A dura saga da família de classe média atrás dos direitos faz qualquer notícia sobre o assunto soar com desconfiança, como a decisão do STF que obriga entes públicos a quitar débitos de precatórios até 2020. “Já escutamos muita promessa como essa”, comenta a caçula, Nívia Freitas, de 69. Mas nem por isso a família, que, no último cálculo, feito no Natal, tinha 117 integrantes, deixa de sonhar. “Só que, aos 84 anos, não penso mais em mim, mas nas minhas filhas”, afirma Laert.
Frustação e esperança
“Sempre passei muito sufoco”, conta o servidor público aposentado Adolfo Garrido, de 66 anos, pai de três filhos, todos criados. A ironia da história é que, apesar da vida com dinheiro curto, Garrido, credor de precatório, tem mais de R$ 1 milhão a receber do estado, dívida da época em que trabalhou no Departamento de Estradas de Rodagem de Minas Gerais (DER-MG). Desde 1995, ele luta para embolsar a quantia e, há 11 anos, viu seu precatório ser incluído nos pagamentos do orçamento do estado. “Recebi pequena parcela em 2010, por causa da idade”, diz.

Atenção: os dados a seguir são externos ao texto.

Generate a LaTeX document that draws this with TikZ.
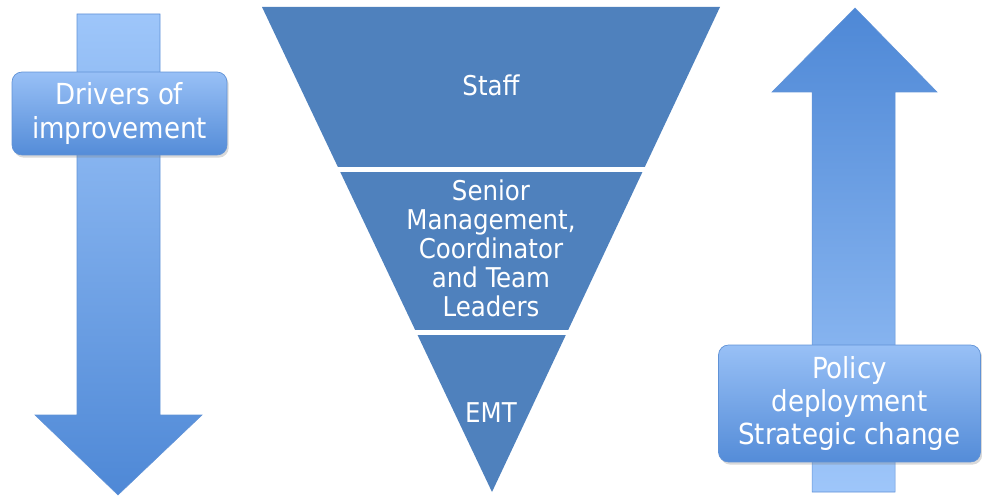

Em 20 anos, o aposentado, que continua a trabalhar numa cooperativa, resiste como pode. “Sempre estou acompanhando o quanto (empresas e governo) estariam dispostos a pagar no meu precatório, mas não aceito menos que 70%. Muitos amigos meus, doentes e idosos, tiveram que vender por valor muito baixo. Uma vez o governo fez um leilão oferecendo 50%. É muita injustiça”, diz.
Depois de tantos problemas envolvendo o precatório, Garrido não chega a comemorar a decisão do STF, mas confessa que ela o deixou “um pouco mais esperançoso”. Enquanto o dinheiro não vem, a frustração permanece. “Poderia ter parado de trabalhar e ido curtir a vida. Poderia ter feito viagens com a minha mulher, que já está aposentada. Mas eu tenho que trabalhar”, afirma.
Saiba mais
Precatório
O precatório é uma requisição de pagamento expedida pela Justiça a entes públicos – União, estados e municípios. A cobrança é feita em favor de pessoas que têm direito de receber dívidas públicas. Esse documento obriga o ente público a incluir o valor constante na condenação em seu orçamento anual.